**DESCRIPTION OF THE TASK:** Every line with the word "this" in it should be extracted from the data that follows.

**MATERIAL PROVIDED:**

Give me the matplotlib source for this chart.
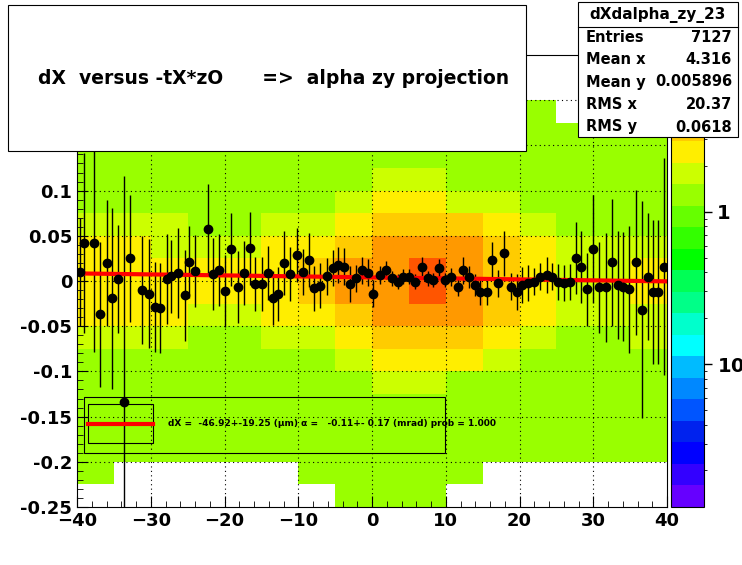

---

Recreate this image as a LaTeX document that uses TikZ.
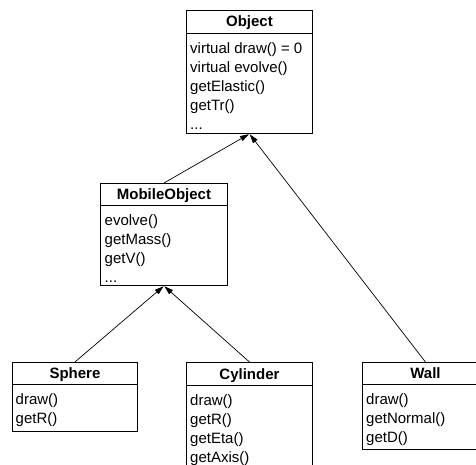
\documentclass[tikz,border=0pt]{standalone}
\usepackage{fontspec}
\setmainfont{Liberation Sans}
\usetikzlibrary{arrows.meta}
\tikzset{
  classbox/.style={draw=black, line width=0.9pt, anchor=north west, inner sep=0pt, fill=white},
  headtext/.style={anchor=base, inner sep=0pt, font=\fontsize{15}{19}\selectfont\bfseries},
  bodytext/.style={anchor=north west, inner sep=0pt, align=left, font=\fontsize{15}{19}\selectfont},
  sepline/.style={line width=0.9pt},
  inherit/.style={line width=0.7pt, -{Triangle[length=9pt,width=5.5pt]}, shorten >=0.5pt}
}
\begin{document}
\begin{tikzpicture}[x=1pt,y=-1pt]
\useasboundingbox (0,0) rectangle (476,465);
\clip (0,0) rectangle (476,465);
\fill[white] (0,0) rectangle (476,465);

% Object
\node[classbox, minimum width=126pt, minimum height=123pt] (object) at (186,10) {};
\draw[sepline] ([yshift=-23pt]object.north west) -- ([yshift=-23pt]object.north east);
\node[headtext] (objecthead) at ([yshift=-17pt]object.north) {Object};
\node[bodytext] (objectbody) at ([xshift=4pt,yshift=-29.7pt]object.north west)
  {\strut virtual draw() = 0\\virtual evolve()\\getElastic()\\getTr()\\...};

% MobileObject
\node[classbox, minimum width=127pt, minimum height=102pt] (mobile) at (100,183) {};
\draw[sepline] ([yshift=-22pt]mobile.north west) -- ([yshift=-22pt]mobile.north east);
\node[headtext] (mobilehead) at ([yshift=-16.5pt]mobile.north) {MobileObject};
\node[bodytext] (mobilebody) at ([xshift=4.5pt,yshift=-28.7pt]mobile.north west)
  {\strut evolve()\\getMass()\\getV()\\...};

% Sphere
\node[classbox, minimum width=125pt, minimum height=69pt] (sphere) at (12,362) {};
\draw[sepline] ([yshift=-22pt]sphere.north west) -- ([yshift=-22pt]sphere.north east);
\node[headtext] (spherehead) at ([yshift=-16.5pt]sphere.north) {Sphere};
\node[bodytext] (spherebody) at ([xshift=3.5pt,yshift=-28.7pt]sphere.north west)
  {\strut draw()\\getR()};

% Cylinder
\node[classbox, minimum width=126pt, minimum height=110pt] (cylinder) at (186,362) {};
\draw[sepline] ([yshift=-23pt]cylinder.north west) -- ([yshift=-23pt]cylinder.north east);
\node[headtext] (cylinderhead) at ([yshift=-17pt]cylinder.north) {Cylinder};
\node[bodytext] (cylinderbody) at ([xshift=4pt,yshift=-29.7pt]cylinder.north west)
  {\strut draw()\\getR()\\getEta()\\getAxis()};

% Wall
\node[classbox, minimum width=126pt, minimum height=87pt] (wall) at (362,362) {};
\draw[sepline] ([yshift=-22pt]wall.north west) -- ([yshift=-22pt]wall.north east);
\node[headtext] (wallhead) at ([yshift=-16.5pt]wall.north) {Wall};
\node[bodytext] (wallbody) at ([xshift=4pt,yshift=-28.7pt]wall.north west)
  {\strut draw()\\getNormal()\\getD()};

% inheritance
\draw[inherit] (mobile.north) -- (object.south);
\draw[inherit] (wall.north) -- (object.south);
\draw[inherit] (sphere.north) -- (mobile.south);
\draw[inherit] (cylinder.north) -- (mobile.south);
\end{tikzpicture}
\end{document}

**REPLY:**
Give me the matplotlib source for this chart.
Recreate this image as a LaTeX document that uses TikZ.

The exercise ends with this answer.